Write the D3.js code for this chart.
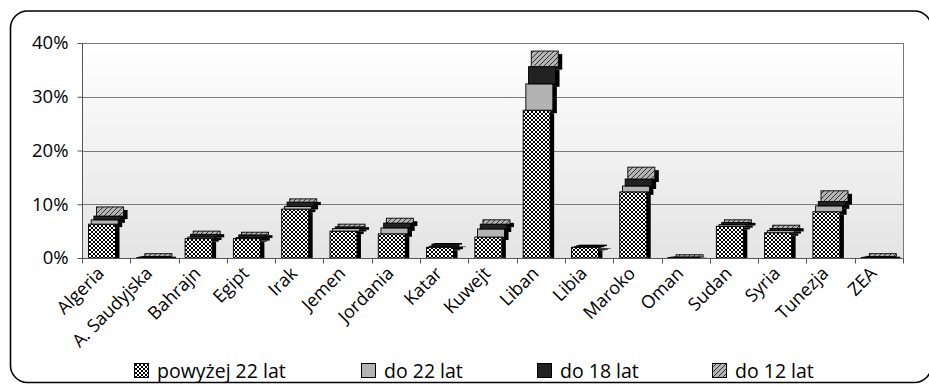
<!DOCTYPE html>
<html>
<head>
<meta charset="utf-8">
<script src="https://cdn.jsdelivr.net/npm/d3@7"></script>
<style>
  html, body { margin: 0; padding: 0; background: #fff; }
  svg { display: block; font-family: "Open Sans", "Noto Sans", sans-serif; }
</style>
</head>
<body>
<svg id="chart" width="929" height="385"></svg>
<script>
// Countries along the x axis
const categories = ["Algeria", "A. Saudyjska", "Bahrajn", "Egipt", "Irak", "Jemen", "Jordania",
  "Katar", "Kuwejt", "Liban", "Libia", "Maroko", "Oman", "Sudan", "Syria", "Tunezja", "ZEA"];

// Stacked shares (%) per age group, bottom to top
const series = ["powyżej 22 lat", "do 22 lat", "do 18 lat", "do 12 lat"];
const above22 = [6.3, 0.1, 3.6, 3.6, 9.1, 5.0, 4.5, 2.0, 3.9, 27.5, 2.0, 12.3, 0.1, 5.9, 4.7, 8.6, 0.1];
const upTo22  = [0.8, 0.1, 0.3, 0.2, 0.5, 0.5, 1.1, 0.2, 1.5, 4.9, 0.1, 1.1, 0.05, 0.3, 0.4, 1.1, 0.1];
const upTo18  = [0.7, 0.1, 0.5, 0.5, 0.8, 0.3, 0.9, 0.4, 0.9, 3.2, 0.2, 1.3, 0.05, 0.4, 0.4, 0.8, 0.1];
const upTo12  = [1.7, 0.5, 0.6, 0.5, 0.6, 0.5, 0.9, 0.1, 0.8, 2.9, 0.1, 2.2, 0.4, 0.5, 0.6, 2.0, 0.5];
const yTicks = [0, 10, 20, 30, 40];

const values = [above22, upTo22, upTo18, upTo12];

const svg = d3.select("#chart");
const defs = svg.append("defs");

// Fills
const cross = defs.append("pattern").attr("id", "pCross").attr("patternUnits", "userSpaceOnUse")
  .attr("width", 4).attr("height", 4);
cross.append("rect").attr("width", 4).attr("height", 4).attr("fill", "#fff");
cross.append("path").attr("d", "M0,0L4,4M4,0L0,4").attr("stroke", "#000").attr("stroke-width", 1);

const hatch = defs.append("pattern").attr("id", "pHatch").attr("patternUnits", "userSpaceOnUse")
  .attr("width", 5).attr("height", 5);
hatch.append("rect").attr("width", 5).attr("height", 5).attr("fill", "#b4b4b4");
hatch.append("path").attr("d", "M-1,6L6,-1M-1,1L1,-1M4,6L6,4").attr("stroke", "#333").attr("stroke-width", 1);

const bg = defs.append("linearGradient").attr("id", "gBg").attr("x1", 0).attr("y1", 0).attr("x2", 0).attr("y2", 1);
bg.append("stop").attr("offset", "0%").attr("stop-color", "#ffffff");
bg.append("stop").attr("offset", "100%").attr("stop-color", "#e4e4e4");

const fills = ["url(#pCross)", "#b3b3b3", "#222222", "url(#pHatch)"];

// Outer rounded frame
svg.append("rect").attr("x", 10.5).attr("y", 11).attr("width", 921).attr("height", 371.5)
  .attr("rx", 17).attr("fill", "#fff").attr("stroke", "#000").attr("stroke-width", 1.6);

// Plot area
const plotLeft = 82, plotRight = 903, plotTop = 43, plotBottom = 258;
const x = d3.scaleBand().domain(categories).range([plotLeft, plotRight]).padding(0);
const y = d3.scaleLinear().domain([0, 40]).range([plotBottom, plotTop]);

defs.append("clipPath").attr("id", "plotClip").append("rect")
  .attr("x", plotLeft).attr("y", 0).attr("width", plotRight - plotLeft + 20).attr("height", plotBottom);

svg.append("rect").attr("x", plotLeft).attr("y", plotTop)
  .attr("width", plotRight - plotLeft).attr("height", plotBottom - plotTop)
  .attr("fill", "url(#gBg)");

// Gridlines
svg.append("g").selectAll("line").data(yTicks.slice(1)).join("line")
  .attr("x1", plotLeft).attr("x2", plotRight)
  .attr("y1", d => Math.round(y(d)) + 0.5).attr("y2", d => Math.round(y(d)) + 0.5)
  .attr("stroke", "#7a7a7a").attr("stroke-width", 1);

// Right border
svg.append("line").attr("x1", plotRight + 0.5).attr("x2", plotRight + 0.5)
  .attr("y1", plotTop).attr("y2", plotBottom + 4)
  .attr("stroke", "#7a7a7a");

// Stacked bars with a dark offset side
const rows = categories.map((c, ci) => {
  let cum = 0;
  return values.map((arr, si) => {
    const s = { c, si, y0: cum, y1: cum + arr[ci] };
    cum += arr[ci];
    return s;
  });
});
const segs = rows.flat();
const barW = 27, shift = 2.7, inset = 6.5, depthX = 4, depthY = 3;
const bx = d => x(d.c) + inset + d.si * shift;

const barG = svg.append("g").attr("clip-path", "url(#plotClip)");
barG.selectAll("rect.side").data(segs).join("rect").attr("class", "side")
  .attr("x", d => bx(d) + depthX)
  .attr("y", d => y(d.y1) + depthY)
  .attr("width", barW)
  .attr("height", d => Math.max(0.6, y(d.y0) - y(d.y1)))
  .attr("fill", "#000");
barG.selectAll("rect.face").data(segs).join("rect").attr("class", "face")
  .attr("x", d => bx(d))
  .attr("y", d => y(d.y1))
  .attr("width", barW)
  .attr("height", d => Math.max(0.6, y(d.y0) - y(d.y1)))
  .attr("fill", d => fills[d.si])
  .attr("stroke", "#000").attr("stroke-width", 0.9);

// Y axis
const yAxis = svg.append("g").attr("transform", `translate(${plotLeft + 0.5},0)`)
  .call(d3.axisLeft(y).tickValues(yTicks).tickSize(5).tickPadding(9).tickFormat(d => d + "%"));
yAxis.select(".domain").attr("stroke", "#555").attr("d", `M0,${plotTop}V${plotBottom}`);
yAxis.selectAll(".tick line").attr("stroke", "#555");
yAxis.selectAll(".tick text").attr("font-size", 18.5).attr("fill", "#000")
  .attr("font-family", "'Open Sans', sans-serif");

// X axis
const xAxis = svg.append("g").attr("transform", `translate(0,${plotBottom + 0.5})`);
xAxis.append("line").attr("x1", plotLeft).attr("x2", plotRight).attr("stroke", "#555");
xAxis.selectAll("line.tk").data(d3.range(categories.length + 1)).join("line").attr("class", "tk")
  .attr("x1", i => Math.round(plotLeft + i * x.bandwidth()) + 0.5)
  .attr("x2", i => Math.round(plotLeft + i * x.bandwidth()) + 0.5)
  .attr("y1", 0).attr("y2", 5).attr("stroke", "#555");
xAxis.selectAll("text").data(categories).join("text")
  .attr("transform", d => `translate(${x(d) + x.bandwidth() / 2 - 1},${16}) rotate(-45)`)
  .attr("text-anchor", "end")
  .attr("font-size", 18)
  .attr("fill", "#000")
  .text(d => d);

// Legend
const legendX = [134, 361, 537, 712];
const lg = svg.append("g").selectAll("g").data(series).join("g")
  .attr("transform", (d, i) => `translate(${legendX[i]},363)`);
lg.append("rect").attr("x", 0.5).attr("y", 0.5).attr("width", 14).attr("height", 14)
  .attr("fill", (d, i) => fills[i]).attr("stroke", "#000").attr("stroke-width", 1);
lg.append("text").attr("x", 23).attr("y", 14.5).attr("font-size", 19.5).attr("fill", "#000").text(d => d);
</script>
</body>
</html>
====================
* WHAT YOU SHOULD DO: Extract every line of the data exactly; pictures stay out.

* ANSWER FOR THIS EXERCISE:
Write the D3.js code for this chart.
<!DOCTYPE html>
<html>
<head>
<meta charset="utf-8">
<script src="https://cdn.jsdelivr.net/npm/d3@7"></script>
<style>
  html, body { margin: 0; padding: 0; background: #fff; }
  svg { display: block; font-family: "Open Sans", "Noto Sans", sans-serif; }
</style>
</head>
<body>
<svg id="chart" width="929" height="385"></svg>
<script>
// Countries along the x axis
const categories = ["Algeria", "A. Saudyjska", "Bahrajn", "Egipt", "Irak", "Jemen", "Jordania",
  "Katar", "Kuwejt", "Liban", "Libia", "Maroko", "Oman", "Sudan", "Syria", "Tunezja", "ZEA"];

// Stacked shares (%) per age group, bottom to top
const series = ["powyżej 22 lat", "do 22 lat", "do 18 lat", "do 12 lat"];
const above22 = [6.3, 0.1, 3.6, 3.6, 9.1, 5.0, 4.5, 2.0, 3.9, 27.5, 2.0, 12.3, 0.1, 5.9, 4.7, 8.6, 0.1];
const upTo22  = [0.8, 0.1, 0.3, 0.2, 0.5, 0.5, 1.1, 0.2, 1.5, 4.9, 0.1, 1.1, 0.05, 0.3, 0.4, 1.1, 0.1];
const upTo18  = [0.7, 0.1, 0.5, 0.5, 0.8, 0.3, 0.9, 0.4, 0.9, 3.2, 0.2, 1.3, 0.05, 0.4, 0.4, 0.8, 0.1];
const upTo12  = [1.7, 0.5, 0.6, 0.5, 0.6, 0.5, 0.9, 0.1, 0.8, 2.9, 0.1, 2.2, 0.4, 0.5, 0.6, 2.0, 0.5];
const yTicks = [0, 10, 20, 30, 40];

const values = [above22, upTo22, upTo18, upTo12];

const svg = d3.select("#chart");
const defs = svg.append("defs");

// Fills
const cross = defs.append("pattern").attr("id", "pCross").attr("patternUnits", "userSpaceOnUse")
  .attr("width", 4).attr("height", 4);
cross.append("rect").attr("width", 4).attr("height", 4).attr("fill", "#fff");
cross.append("path").attr("d", "M0,0L4,4M4,0L0,4").attr("stroke", "#000").attr("stroke-width", 1);

const hatch = defs.append("pattern").attr("id", "pHatch").attr("patternUnits", "userSpaceOnUse")
  .attr("width", 5).attr("height", 5);
hatch.append("rect").attr("width", 5).attr("height", 5).attr("fill", "#b4b4b4");
hatch.append("path").attr("d", "M-1,6L6,-1M-1,1L1,-1M4,6L6,4").attr("stroke", "#333").attr("stroke-width", 1);

const bg = defs.append("linearGradient").attr("id", "gBg").attr("x1", 0).attr("y1", 0).attr("x2", 0).attr("y2", 1);
bg.append("stop").attr("offset", "0%").attr("stop-color", "#ffffff");
bg.append("stop").attr("offset", "100%").attr("stop-color", "#e4e4e4");

const fills = ["url(#pCross)", "#b3b3b3", "#222222", "url(#pHatch)"];

// Outer rounded frame
svg.append("rect").attr("x", 10.5).attr("y", 11).attr("width", 921).attr("height", 371.5)
  .attr("rx", 17).attr("fill", "#fff").attr("stroke", "#000").attr("stroke-width", 1.6);

// Plot area
const plotLeft = 82, plotRight = 903, plotTop = 43, plotBottom = 258;
const x = d3.scaleBand().domain(categories).range([plotLeft, plotRight]).padding(0);
const y = d3.scaleLinear().domain([0, 40]).range([plotBottom, plotTop]);

defs.append("clipPath").attr("id", "plotClip").append("rect")
  .attr("x", plotLeft).attr("y", 0).attr("width", plotRight - plotLeft + 20).attr("height", plotBottom);

svg.append("rect").attr("x", plotLeft).attr("y", plotTop)
  .attr("width", plotRight - plotLeft).attr("height", plotBottom - plotTop)
  .attr("fill", "url(#gBg)");

// Gridlines
svg.append("g").selectAll("line").data(yTicks.slice(1)).join("line")
  .attr("x1", plotLeft).attr("x2", plotRight)
  .attr("y1", d => Math.round(y(d)) + 0.5).attr("y2", d => Math.round(y(d)) + 0.5)
  .attr("stroke", "#7a7a7a").attr("stroke-width", 1);

// Right border
svg.append("line").attr("x1", plotRight + 0.5).attr("x2", plotRight + 0.5)
  .attr("y1", plotTop).attr("y2", plotBottom + 4)
  .attr("stroke", "#7a7a7a");

// Stacked bars with a dark offset side
const rows = categories.map((c, ci) => {
  let cum = 0;
  return values.map((arr, si) => {
    const s = { c, si, y0: cum, y1: cum + arr[ci] };
    cum += arr[ci];
    return s;
  });
});
const segs = rows.flat();
const barW = 27, shift = 2.7, inset = 6.5, depthX = 4, depthY = 3;
const bx = d => x(d.c) + inset + d.si * shift;

const barG = svg.append("g").attr("clip-path", "url(#plotClip)");
barG.selectAll("rect.side").data(segs).join("rect").attr("class", "side")
  .attr("x", d => bx(d) + depthX)
  .attr("y", d => y(d.y1) + depthY)
  .attr("width", barW)
  .attr("height", d => Math.max(0.6, y(d.y0) - y(d.y1)))
  .attr("fill", "#000");
barG.selectAll("rect.face").data(segs).join("rect").attr("class", "face")
  .attr("x", d => bx(d))
  .attr("y", d => y(d.y1))
  .attr("width", barW)
  .attr("height", d => Math.max(0.6, y(d.y0) - y(d.y1)))
  .attr("fill", d => fills[d.si])
  .attr("stroke", "#000").attr("stroke-width", 0.9);

// Y axis
const yAxis = svg.append("g").attr("transform", `translate(${plotLeft + 0.5},0)`)
  .call(d3.axisLeft(y).tickValues(yTicks).tickSize(5).tickPadding(9).tickFormat(d => d + "%"));
yAxis.select(".domain").attr("stroke", "#555").attr("d", `M0,${plotTop}V${plotBottom}`);
yAxis.selectAll(".tick line").attr("stroke", "#555");
yAxis.selectAll(".tick text").attr("font-size", 18.5).attr("fill", "#000")
  .attr("font-family", "'Open Sans', sans-serif");

// X axis
const xAxis = svg.append("g").attr("transform", `translate(0,${plotBottom + 0.5})`);
xAxis.append("line").attr("x1", plotLeft).attr("x2", plotRight).attr("stroke", "#555");
xAxis.selectAll("line.tk").data(d3.range(categories.length + 1)).join("line").attr("class", "tk")
  .attr("x1", i => Math.round(plotLeft + i * x.bandwidth()) + 0.5)
  .attr("x2", i => Math.round(plotLeft + i * x.bandwidth()) + 0.5)
  .attr("y1", 0).attr("y2", 5).attr("stroke", "#555");
xAxis.selectAll("text").data(categories).join("text")
  .attr("transform", d => `translate(${x(d) + x.bandwidth() / 2 - 1},${16}) rotate(-45)`)
  .attr("text-anchor", "end")
  .attr("font-size", 18)
  .attr("fill", "#000")
  .text(d => d);

// Legend
const legendX = [134, 361, 537, 712];
const lg = svg.append("g").selectAll("g").data(series).join("g")
  .attr("transform", (d, i) => `translate(${legendX[i]},363)`);
lg.append("rect").attr("x", 0.5).attr("y", 0.5).attr("width", 14).attr("height", 14)
  .attr("fill", (d, i) => fills[i]).attr("stroke", "#000").attr("stroke-width", 1);
lg.append("text").attr("x", 23).attr("y", 14.5).attr("font-size", 19.5).attr("fill", "#000").text(d => d);
</script>
</body>
</html>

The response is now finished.